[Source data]
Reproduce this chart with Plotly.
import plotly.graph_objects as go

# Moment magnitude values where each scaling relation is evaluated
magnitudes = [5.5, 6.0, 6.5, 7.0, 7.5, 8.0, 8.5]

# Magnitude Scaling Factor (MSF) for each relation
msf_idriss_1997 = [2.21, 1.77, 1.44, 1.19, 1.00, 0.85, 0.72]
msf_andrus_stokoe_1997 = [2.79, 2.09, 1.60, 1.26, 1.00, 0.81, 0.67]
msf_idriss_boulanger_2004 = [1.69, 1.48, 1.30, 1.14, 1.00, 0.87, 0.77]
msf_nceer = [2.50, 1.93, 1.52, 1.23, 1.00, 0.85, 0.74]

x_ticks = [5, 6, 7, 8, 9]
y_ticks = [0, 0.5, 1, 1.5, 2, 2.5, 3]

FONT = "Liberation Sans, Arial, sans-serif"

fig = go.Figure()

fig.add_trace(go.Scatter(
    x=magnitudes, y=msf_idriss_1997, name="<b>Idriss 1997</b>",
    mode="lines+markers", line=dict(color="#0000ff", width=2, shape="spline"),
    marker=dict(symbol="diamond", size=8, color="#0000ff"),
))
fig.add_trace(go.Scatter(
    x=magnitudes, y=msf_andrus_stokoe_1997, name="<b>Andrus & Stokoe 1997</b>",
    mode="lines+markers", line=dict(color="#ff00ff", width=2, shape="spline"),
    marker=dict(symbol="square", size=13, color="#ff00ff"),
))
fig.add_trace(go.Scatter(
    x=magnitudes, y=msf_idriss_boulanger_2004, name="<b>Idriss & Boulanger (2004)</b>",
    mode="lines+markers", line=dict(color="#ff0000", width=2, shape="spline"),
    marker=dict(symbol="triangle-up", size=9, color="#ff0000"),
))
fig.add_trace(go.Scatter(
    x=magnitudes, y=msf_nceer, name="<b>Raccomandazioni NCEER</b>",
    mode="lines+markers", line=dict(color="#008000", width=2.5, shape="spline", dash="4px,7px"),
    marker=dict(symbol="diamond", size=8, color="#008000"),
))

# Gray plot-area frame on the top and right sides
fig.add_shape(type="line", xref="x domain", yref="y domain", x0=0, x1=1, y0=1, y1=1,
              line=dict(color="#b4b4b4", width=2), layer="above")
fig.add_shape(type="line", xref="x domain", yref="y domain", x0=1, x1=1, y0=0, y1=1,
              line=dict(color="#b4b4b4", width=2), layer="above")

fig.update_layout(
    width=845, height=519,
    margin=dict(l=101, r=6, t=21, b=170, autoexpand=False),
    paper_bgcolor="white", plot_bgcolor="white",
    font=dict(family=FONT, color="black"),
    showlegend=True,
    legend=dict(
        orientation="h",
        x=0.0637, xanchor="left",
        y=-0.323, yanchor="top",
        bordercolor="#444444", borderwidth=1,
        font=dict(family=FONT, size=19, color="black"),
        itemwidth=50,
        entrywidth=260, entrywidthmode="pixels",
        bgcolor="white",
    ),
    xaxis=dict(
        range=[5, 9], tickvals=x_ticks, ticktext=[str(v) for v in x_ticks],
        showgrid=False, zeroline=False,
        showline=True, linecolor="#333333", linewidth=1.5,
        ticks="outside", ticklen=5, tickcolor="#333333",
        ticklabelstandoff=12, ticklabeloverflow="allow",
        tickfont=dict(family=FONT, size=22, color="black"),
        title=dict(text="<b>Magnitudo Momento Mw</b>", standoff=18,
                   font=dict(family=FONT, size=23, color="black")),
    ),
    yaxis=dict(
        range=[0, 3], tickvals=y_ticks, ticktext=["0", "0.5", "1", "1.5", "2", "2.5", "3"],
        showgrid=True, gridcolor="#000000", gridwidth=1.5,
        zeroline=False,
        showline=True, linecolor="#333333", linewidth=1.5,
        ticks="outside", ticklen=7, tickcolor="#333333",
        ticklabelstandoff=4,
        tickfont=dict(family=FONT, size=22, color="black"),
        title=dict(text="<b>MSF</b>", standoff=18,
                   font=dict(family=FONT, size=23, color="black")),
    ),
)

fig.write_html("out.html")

--

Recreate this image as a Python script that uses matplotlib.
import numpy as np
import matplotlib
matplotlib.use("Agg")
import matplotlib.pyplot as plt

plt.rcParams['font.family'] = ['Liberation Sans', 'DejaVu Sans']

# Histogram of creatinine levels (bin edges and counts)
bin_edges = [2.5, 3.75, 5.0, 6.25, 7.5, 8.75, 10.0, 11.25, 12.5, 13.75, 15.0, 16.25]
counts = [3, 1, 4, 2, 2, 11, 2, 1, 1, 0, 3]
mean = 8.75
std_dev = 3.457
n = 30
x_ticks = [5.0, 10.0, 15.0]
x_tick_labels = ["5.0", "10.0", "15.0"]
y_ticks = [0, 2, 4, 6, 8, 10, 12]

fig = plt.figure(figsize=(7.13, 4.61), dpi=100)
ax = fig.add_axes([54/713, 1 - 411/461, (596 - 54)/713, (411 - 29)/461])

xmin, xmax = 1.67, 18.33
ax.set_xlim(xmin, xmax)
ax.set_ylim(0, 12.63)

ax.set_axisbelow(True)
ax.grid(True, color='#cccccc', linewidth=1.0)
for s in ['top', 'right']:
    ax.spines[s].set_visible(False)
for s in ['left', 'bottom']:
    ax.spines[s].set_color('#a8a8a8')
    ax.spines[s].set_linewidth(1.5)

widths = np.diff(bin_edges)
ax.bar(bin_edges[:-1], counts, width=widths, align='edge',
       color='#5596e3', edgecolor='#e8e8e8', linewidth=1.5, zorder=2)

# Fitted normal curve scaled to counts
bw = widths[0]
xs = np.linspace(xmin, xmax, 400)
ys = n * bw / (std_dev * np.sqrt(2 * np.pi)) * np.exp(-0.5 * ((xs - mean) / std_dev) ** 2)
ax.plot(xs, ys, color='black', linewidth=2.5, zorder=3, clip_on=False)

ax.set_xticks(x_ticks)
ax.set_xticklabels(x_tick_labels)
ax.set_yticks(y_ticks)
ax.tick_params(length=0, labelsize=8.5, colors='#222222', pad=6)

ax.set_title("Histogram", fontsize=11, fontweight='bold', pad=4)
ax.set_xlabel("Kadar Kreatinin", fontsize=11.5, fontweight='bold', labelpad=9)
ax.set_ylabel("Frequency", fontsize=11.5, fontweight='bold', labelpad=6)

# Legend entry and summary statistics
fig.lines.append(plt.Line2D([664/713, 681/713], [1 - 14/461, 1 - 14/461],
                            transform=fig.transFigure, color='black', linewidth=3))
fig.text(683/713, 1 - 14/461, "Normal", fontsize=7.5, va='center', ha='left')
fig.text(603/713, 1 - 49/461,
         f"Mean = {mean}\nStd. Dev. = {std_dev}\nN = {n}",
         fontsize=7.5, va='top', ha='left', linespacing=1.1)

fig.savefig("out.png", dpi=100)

---

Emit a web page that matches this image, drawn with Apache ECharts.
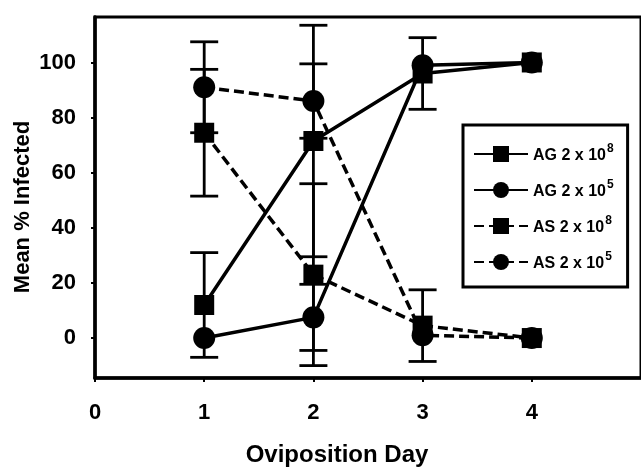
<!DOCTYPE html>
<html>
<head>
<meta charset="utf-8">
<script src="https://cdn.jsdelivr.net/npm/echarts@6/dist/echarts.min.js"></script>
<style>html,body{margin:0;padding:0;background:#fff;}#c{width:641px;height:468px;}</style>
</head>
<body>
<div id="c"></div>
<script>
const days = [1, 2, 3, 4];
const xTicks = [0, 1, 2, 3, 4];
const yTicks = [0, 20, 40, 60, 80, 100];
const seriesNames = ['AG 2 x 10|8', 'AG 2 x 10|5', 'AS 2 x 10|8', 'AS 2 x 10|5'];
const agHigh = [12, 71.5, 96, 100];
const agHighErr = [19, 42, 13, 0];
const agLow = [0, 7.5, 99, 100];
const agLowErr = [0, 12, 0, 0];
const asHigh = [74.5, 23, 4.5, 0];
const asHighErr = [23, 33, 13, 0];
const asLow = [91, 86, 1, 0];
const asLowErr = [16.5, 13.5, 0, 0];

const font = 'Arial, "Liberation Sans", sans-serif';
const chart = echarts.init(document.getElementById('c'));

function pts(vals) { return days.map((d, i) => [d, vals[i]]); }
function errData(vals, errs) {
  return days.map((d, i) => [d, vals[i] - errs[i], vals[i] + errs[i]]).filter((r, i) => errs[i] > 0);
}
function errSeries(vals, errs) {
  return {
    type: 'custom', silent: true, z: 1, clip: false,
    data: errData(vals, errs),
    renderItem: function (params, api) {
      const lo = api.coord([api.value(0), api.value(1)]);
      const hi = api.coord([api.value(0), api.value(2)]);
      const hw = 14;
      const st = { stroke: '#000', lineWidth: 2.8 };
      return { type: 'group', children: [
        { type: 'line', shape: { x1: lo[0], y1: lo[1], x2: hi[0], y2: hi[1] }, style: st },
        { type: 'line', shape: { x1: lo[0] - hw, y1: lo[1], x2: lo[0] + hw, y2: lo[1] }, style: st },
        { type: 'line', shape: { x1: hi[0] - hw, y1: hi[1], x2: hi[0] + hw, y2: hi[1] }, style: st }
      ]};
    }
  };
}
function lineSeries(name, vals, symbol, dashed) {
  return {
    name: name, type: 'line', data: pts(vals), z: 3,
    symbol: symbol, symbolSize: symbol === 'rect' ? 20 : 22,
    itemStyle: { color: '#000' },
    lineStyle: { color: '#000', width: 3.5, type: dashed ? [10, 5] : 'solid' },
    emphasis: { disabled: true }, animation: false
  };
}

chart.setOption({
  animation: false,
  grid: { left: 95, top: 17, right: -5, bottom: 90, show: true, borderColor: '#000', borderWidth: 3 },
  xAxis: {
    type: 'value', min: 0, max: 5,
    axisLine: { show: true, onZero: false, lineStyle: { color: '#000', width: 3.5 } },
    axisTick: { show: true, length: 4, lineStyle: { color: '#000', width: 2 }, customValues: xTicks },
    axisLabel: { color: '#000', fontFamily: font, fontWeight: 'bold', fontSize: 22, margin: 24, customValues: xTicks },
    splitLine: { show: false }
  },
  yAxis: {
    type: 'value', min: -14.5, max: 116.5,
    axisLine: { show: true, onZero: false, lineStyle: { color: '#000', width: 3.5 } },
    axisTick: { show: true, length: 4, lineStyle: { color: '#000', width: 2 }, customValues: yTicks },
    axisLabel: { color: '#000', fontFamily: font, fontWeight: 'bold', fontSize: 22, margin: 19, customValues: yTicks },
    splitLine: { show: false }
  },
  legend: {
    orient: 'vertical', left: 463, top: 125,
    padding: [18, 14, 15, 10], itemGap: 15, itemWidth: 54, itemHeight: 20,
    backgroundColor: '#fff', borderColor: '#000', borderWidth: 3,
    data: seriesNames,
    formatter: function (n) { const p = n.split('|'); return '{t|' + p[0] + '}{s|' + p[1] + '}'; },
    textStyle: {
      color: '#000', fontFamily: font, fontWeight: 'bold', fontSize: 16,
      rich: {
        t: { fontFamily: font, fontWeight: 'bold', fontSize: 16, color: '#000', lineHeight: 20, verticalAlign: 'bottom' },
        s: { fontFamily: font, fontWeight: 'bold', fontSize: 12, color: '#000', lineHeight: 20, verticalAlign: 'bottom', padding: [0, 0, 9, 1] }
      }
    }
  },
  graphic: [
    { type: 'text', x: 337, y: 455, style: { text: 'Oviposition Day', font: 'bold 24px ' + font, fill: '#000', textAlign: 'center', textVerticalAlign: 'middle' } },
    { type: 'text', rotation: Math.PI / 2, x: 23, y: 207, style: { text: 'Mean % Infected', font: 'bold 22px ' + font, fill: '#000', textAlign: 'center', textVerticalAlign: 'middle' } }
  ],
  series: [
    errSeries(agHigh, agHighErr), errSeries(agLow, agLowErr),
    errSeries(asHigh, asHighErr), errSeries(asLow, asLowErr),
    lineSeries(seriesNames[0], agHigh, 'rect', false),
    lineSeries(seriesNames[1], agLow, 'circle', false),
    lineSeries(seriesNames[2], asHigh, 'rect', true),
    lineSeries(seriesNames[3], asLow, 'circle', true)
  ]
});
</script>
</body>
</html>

*To do:*
Starting at the line containing "Emit a web page" and stopping after the line containing "const chart = echarts.init(document.getElementById('c'));", give the lines again exactly and leave out every image.

*Task output:*
Emit a web page that matches this image, drawn with Apache ECharts.
<!DOCTYPE html>
<html>
<head>
<meta charset="utf-8">
<script src="https://cdn.jsdelivr.net/npm/echarts@6/dist/echarts.min.js"></script>
<style>html,body{margin:0;padding:0;background:#fff;}#c{width:641px;height:468px;}</style>
</head>
<body>
<div id="c"></div>
<script>
const days = [1, 2, 3, 4];
const xTicks = [0, 1, 2, 3, 4];
const yTicks = [0, 20, 40, 60, 80, 100];
const seriesNames = ['AG 2 x 10|8', 'AG 2 x 10|5', 'AS 2 x 10|8', 'AS 2 x 10|5'];
const agHigh = [12, 71.5, 96, 100];
const agHighErr = [19, 42, 13, 0];
const agLow = [0, 7.5, 99, 100];
const agLowErr = [0, 12, 0, 0];
const asHigh = [74.5, 23, 4.5, 0];
const asHighErr = [23, 33, 13, 0];
const asLow = [91, 86, 1, 0];
const asLowErr = [16.5, 13.5, 0, 0];

const font = 'Arial, "Liberation Sans", sans-serif';
const chart = echarts.init(document.getElementById('c'));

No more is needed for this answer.